The Actor Sanogawa Mangiku I
- Date:
- c. 1731
- Medium:
- Hand-colored woodblock print; hosoban, urushi-e
- Source:
- Art Institute of Chicago
Description
An early hand-coloured urushi-e by Torii Kiyoshige, dating to around 1731, depicting the kabuki onnagata Sanogawa Mangiku I on a narrow vertical [hosoban](/glossary/hosoban) sheet. Sanogawa Mangiku I was a leading female-role specialist of the Edo stage in the 1720s and 1730s, performing across the three licensed Edo theatres and supplying the Torii workshop with a continuing subject for its [yakusha-e](/glossary/yakusha-e) (actor pictures) through the late Genroku and Kyoho periods.
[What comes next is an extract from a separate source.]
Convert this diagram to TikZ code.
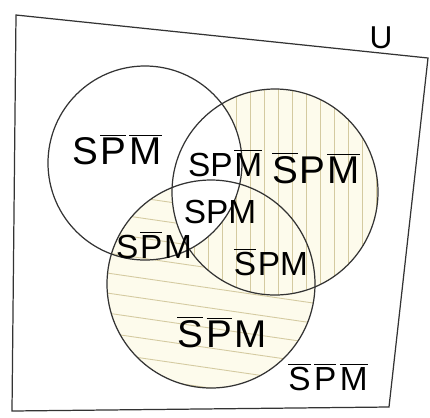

The urushi-e technique - 'lacquer prints', made by impressing a black-line woodblock and then applying colour and a glossy black glue-and-lacquer admixture by hand - was the standard polychrome method of Edo printmaking before the introduction of registered colour blocks in the late 1740s. The Torii school's monopoly on Edo theatrical publicity meant that Kiyoshige's prints of Mangiku I were sold both at the theatre and through Edo print sellers as souvenirs of specific stage appearances. The hosoban sheet, approximately 31 by 14 cm, had been the school's standard yakusha-e format since the late seventeenth century. The print is preserved at the Art Institute of Chicago.